Deniz sevdası yüzünden okulu bile terk eden Resul, babası, ağabeyleri ve 13 metrelik ekmek tekneleriyle kâh palamut, kâh hamsi, kâh karides peşinde koşturuyor, aylarca karayı görmüyordu. Yıllar geçti, 27 yaşında genç bir adam oldu. Askere gitti, nişanlandı. Sevdiğiyle gelecek hayalleri kuruyordu. Ancak 27 Şubat 2006’da trol mafyasının saldırısına uğradı ve kurşunlandı. Durumu ağırdı, doktorlar yaşama şansının yüzde 5 olduğunu söylüyordu. Sonunda 3 aylık yaşam savaşını kazandı Resul, ama göğsünden aşağısı felç olmuştu. Evlilik hayalleri tekerlekli sandalyeye mahküm bir ‘bekâr’ olarak son bulmuştu.
 
‘Lazlar buradan gidecek’

 6 yıl önce avlanmak için gittikleri Silivri Selimpaşa Limanı’nda, trol mafyası, avı yalnızca kendine toplamak ve sayıları 20’yi bulan diğer teknelere gözdağı verip kaçırmak için olay çıkartmayı kafaya koymuştu. Avlanma yapan tekneler arasında 54 plakalı yabancı tek tekne ise ‘Sedefim’di. Bu yüzden kolay hedefti. Akşam yorgun argın gelip limana demirlediklerinde, 25 kişilik bir grup, sudan bir sebeple üstlerine gelerek olay çıkardı. Ve birden pompalı tüfek ve tabancalar ateşlendi. Resul’e teknenin güvertesinde isabet eden kurşun, sol omuzundan girip omuriliğine saplanmıştı...
“Ortalık bir anda savaş alanına dönmüştü, üzerimize kurşun yağıyordu. Aralarından biri ‘Bu Lazlar buradan gidecek’diye bağırıyordu. Bir kurşun babamın yüzünü sıyırıp geçti. Diğeri de sol omzumun üzerinden girip köprücük kemiğimi kırarak omurliğime saplanmış. O an bir çuval gibi yere düştüm. Bilincim yerindeydi, yaralandığımın farkındaydım ama ayaklarımda his kalmamıştı ve ayağa kalkamıyordum, bayılmışım.”

O yaralanmayla tekerlekli sandalyeye mahküm olan Resul’ün şimdi tek yardımcısı annesi Hanife Sedef.

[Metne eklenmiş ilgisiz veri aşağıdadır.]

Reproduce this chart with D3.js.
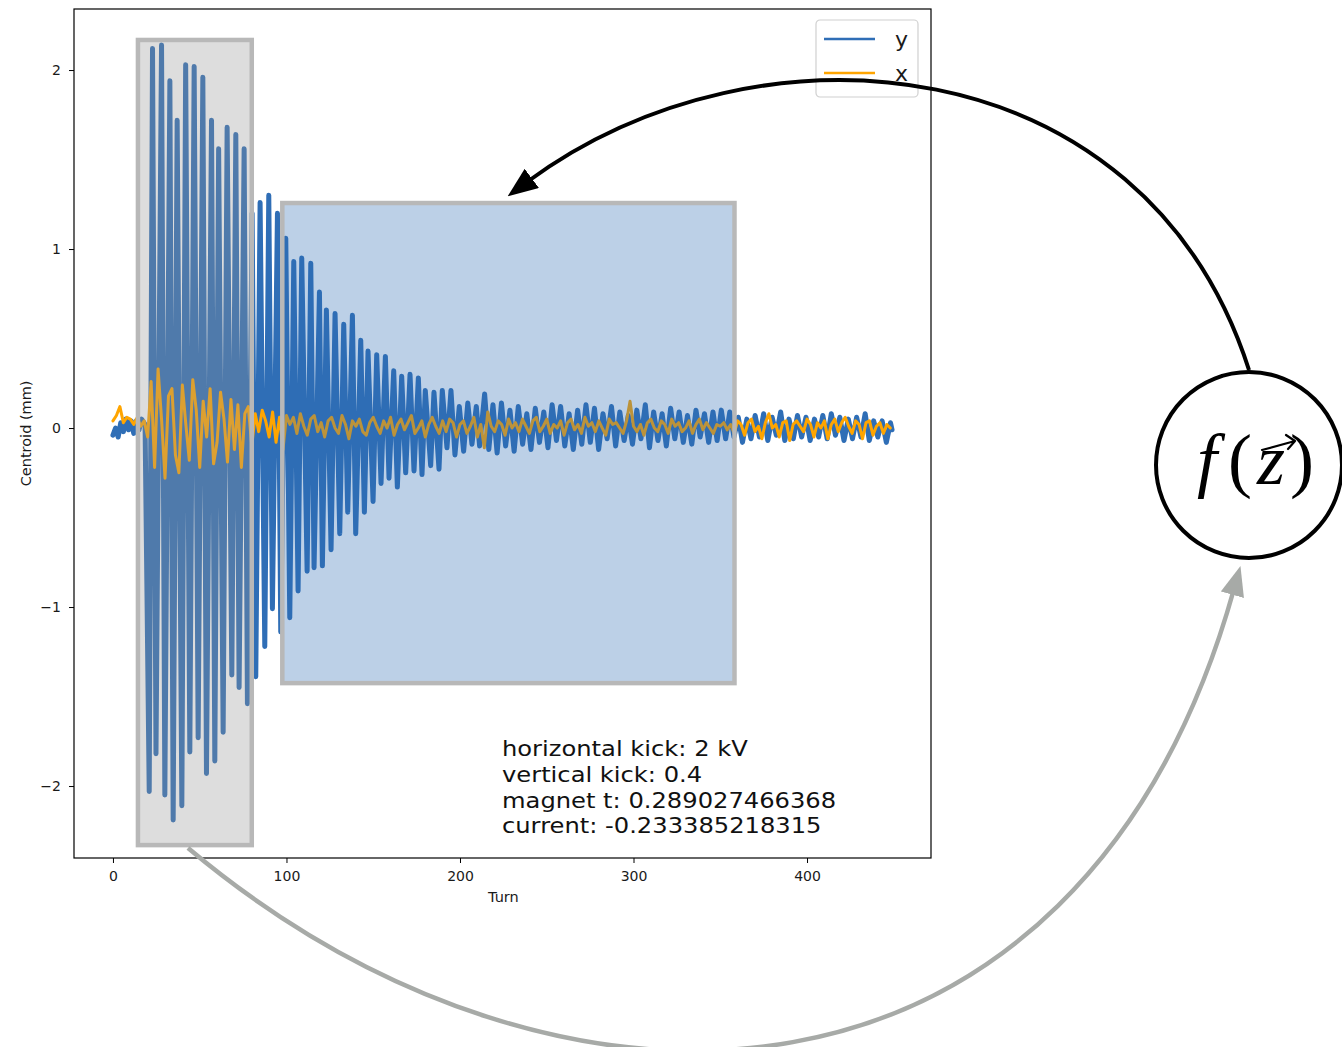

Söz nişanlısından açıldığında sadece susuyor, “Annem en büyük yardımcım. Hayata küsmedim ama denize küstüm. Yasadışı avlanmayla ilgili ağır yaptırımlar olmalı. Umarım bir an önce yetkililer gerekli tedbirleri alır ve kimse bu kadar ağır bedel ödemek zorunda kalmaz” diyor.